Enfin, les échanges verbaux avec le pilote, qui sert aussi de guide, se font sur un mode plutôt «forte» que «mezza voce», ce qui n’offre pas un voyage serein aux cordes vocales. Et quand on arrive à la halte, fourbu, désarticulé, brûlé vif et aphone, on doit encore partager quelques bières avec le sourire et écouter les exploits que se racontent autour de la table ceux qui ont l’habitude faire la route ! Comme quoi, l’aventure, ça se mérite...
Mâle assurance
Mais, regardez ces nouveaux qui arrivent ! Bouteilles de bière à la main, verbe haut, ils déambulent fièrement dans la salle de restaurant, regard de côté pour vérifier que l’on fait bien attention à eux.

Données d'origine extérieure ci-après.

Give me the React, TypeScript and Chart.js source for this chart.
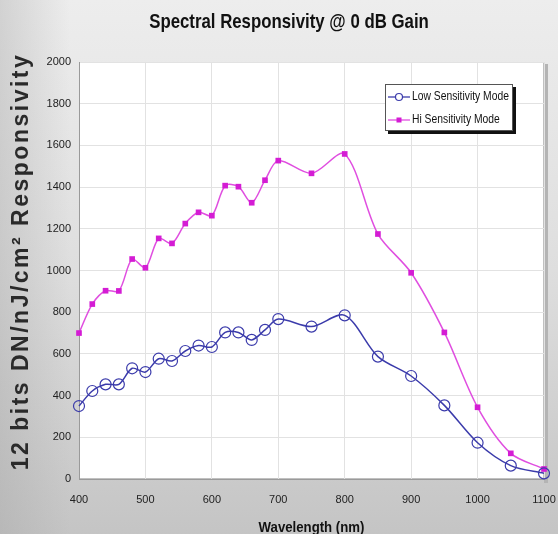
import React, { useEffect, useRef } from "react";
import { Chart, registerables } from "chart.js";

Chart.register(...registerables);

const chartTitle = "Spectral Responsivity @ 0 dB Gain";
const yAxisTitle = "12 bits DN/nJ/cm² Responsivity";
const xAxisTitle = "Wavelength (nm)";
const seriesLabels = ["Low Sensitivity Mode", "Hi Sensitivity Mode"];

const wavelengths = [400, 420, 440, 460, 480, 500, 520, 540, 560, 580, 600, 620, 640, 660, 680, 700, 750, 800, 850, 900, 950, 1000, 1050, 1100];
const lowValues = [350, 422, 454, 454, 531, 513, 577, 566, 614, 640, 633, 703, 703, 667, 715, 767, 731, 785, 587, 494, 353, 174, 64, 27];
const hiValues = [700, 839, 903, 902, 1055, 1013, 1154, 1130, 1225, 1279, 1263, 1407, 1402, 1325, 1433, 1527, 1466, 1559, 1175, 989, 703, 344, 123, 48];

const xTickValues = [400, 500, 600, 700, 800, 900, 1000, 1100];
const yTickValues = [0, 200, 400, 600, 800, 1000, 1200, 1400, 1600, 1800, 2000];

const LOW_COLOR = "#3b3bab";
const HI_LINE = "#e04ee0";
const HI_POINT = "#d41cd4";
const SANS = "'Liberation Sans', Arial, sans-serif";

const backgroundPlugin = {
  id: "bgPlugin",
  beforeDraw(chart: any) {
    const { ctx, width, height, chartArea } = chart;
    ctx.save();
    const g = ctx.createLinearGradient(0, 0, 0, height);
    g.addColorStop(0, "#ededed");
    g.addColorStop(0.5, "#dedede");
    g.addColorStop(1, "#c4c4c4");
    ctx.fillStyle = g;
    ctx.fillRect(0, 0, width, height);
    const h = ctx.createLinearGradient(0, 0, 70, 0);
    h.addColorStop(0, "rgba(160,160,160,0.35)");
    h.addColorStop(1, "rgba(160,160,160,0)");
    ctx.fillStyle = h;
    ctx.fillRect(0, 0, 70, height);
    ctx.fillStyle = "#b4b4b4";
    ctx.fillRect(chartArea.right, chartArea.top + 2, 4, chartArea.height + 2);
    ctx.fillStyle = "#ffffff";
    ctx.fillRect(chartArea.left, chartArea.top, chartArea.width, chartArea.height);
    ctx.strokeStyle = "#c0c0c0";
    ctx.lineWidth = 1;
    ctx.strokeRect(chartArea.left + 0.5, chartArea.top + 0.5, chartArea.width - 1, chartArea.height - 1);
    ctx.restore();
  },
};

const textPlugin = {
  id: "texts",
  afterDraw(chart: any) {
    const { ctx, chartArea } = chart;
    ctx.save();
    ctx.translate(289, 22);
    ctx.scale(0.8, 1);
    ctx.fillStyle = "#111";
    ctx.font = `bold 21px ${SANS}`;
    ctx.textAlign = "center";
    ctx.textBaseline = "middle";
    ctx.fillText(chartTitle, 0, 0);
    ctx.restore();

    ctx.save();
    ctx.translate(22, (chartArea.top + chartArea.bottom) / 2 - 9);
    ctx.rotate(-Math.PI / 2);
    ctx.fillStyle = "#2a2a2a";
    ctx.font = `bold 23px ${SANS}`;
    (ctx as any).letterSpacing = "2.5px";
    ctx.textAlign = "center";
    ctx.textBaseline = "middle";
    ctx.fillText(yAxisTitle, 0, 0);
    ctx.restore();

    ctx.save();
    ctx.translate((chartArea.left + chartArea.right) / 2, 528);
    ctx.scale(0.88, 1);
    ctx.fillStyle = "#111";
    ctx.font = `bold 15px ${SANS}`;
    ctx.textAlign = "center";
    ctx.textBaseline = "middle";
    ctx.fillText(xAxisTitle, 0, 0);
    ctx.restore();
  },
};

const legendPlugin = {
  id: "boxLegend",
  afterDraw(chart: any) {
    const { ctx } = chart;
    const x = 385, y = 84, w = 128, h = 47;
    ctx.save();
    ctx.fillStyle = "#111";
    ctx.fillRect(x + 3, y + 3, w, h);
    ctx.fillStyle = "#fff";
    ctx.fillRect(x, y, w, h);
    ctx.strokeStyle = "#555";
    ctx.lineWidth = 1;
    ctx.strokeRect(x + 0.5, y + 0.5, w - 1, h - 1);
    ctx.beginPath();
    ctx.rect(x, y, w - 1, h);
    ctx.clip();
    const rows = [y + 13, y + 36];
    chart.data.datasets.forEach((ds: any, i: number) => {
      const ry = rows[i];
      ctx.strokeStyle = ds.borderColor;
      ctx.lineWidth = 1.3;
      ctx.beginPath();
      ctx.moveTo(x + 3, ry);
      ctx.lineTo(x + 25, ry);
      ctx.stroke();
      if (ds.pointStyle === "circle") {
        ctx.beginPath();
        ctx.arc(x + 14, ry, 3.5, 0, Math.PI * 2);
        ctx.fillStyle = "#fff";
        ctx.fill();
        ctx.strokeStyle = ds.pointBorderColor;
        ctx.lineWidth = 1.2;
        ctx.stroke();
      } else {
        ctx.fillStyle = ds.pointBackgroundColor;
        ctx.fillRect(x + 11.5, ry - 2.5, 5, 5);
      }
      ctx.save();
      ctx.translate(x + 27, ry);
      ctx.scale(0.86, 1);
      ctx.fillStyle = "#111";
      ctx.font = `12px ${SANS}`;
      ctx.textBaseline = "middle";
      ctx.textAlign = "left";
      ctx.fillText(ds.label, 0, 0);
      ctx.restore();
    });
    ctx.restore();
  },
};

export default function App() {
  const canvasRef = useRef<HTMLCanvasElement | null>(null);

  useEffect(() => {
    if (!canvasRef.current) return;
    const chart = new Chart(canvasRef.current, {
      type: "line",
      data: {
        datasets: [
          {
            label: seriesLabels[0],
            data: wavelengths.map((w, i) => ({ x: w, y: lowValues[i] })),
            borderColor: LOW_COLOR,
            borderWidth: 1.5,
            pointStyle: "circle",
            pointRadius: 5.5,
            pointBorderWidth: 1.2,
            pointBorderColor: LOW_COLOR,
            pointBackgroundColor: "rgba(255,255,255,0)",
            tension: 0.3,
            fill: false,
            clip: false,
          },
          {
            label: seriesLabels[1],
            data: wavelengths.map((w, i) => ({ x: w, y: hiValues[i] })),
            borderColor: HI_LINE,
            borderWidth: 1.5,
            pointStyle: "rect",
            pointRadius: 4,
            pointBorderWidth: 0,
            pointBorderColor: HI_POINT,
            pointBackgroundColor: HI_POINT,
            tension: 0.3,
            fill: false,
            clip: false,
          },
        ],
      },
      options: {
        animation: false,
        responsive: false,
        maintainAspectRatio: false,
        layout: { padding: { left: 0, right: 14, top: 62, bottom: 0 } },
        plugins: {
          legend: { display: false },
          tooltip: { enabled: false },
          title: { display: false },
        },
        scales: {
          x: {
            type: "linear",
            min: 400,
            max: 1100,
            afterBuildTicks: (s: any) => {
              s.ticks = xTickValues.map((v) => ({ value: v }));
            },
            afterFit: (s: any) => {
              s.height = 61;
              s.paddingLeft = 0;
              s.paddingRight = 0;
            },
            grid: { color: "#e2e2e2", drawTicks: false },
            border: { color: "#9a9a9a" },
            ticks: {
              color: "#222",
              padding: 14,
              maxRotation: 0,
              font: { family: SANS, size: 11 },
              callback: (v: any) => String(v),
            },
          },
          y: {
            type: "linear",
            min: 0,
            max: 2000,
            afterBuildTicks: (s: any) => {
              s.ticks = yTickValues.map((v) => ({ value: v }));
            },
            afterFit: (s: any) => {
              s.width = 79;
              s.paddingTop = 0;
              s.paddingBottom = 0;
            },
            grid: { color: "#e2e2e2", drawTicks: false },
            border: { color: "#9a9a9a" },
            ticks: {
              color: "#222",
              padding: 8,
              font: { family: SANS, size: 11 },
              callback: (v: any) => String(v),
            },
          },
        },
      },
      plugins: [backgroundPlugin, textPlugin, legendPlugin],
    });
    return () => chart.destroy();
  }, []);

  return (
    <div style={{ position: "absolute", left: 0, top: 0, width: 558, height: 534, overflow: "hidden" }}>
      <canvas ref={canvasRef} width={558} height={540} style={{ display: "block", width: 558, height: 540 }} />
    </div>
  );
}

Ils ont, pour autre signe distinctif, une tenue hybride, entre négligée et explorateur. Blouson à mi-corps, guêtres aux chevilles, s’ils n’ont pas adopté la combinaison de cuir des motards, c’est que leur monture en prouverait le saugrenu ! Ceux-ci conduisent eux-mêmes leurs motos. Certes, leurs deux-roues sont les mêmes que ceux que l’on voit chaque jour dans nos villes, mais seuls maîtres à bord, ils ont ce sentiment de toute-puissance que donne l’ivresse des grands espaces.
Et je porte toujours un regard amusé sur le sentiment de supériorité qu’ils affichent face aux touristes normaux qui se déplacent en bus ou en voiture. Je me souviens d’une remarque récente d’un de ces jeunes aventuriers. J’étais avec quelques amis et, après nous avoir entendu parler français, il s’était approché : «Bonjour ! Vous faites aussi de la moto comme nous, j’imagine !». À notre réponse négative, j’ai bien vu que nous perdions tout intérêt pour lui : nous n’étions finalement que des personnes ordinaires. D’ailleurs, vu notre âge, c’était, après tout, normal. Permettez moi d’être immodeste en ajoutant que son regard s’est voilé quand son guide, que je connais fort bien par ailleurs, lui a expliqué que j’avais déjà parcouru plusieurs fois la route de Hanoi à Hô Chi Minh-Ville avec ma bonne vieille 250cc...
Et c’est justement parce que j’ai cette expérience que j’insiste auprès des lecteurs de cet article, certes impertinent, mais plein de sympathie pour les rêveurs insouciants : se promener en moto sur de longues distances, ce n’est pas une balade, surtout au Vietnam. Ne prenez la route que si vous avez l’habitude de la moto ! Faites-vous accompagner (la meilleure solution pour échanger avec les gens que vous croisez) ! Protégez-vous du soleil (regardez les autochtones) ! Soyez sûr de votre monture et prenez-en soin ! Respectez le Code de la route ! Ne louez une moto ou n’en achetez en une que si vous avez un permis valide au Vietnam (votre assurance ne manquera pas de vous le rappeler, à votre corps défendant, en cas de pépin) !
Et surtout n’en rajoutez pas : restez simples et ouverts ! Les routes et les gens du Vietnam apprécieront d’autant plus.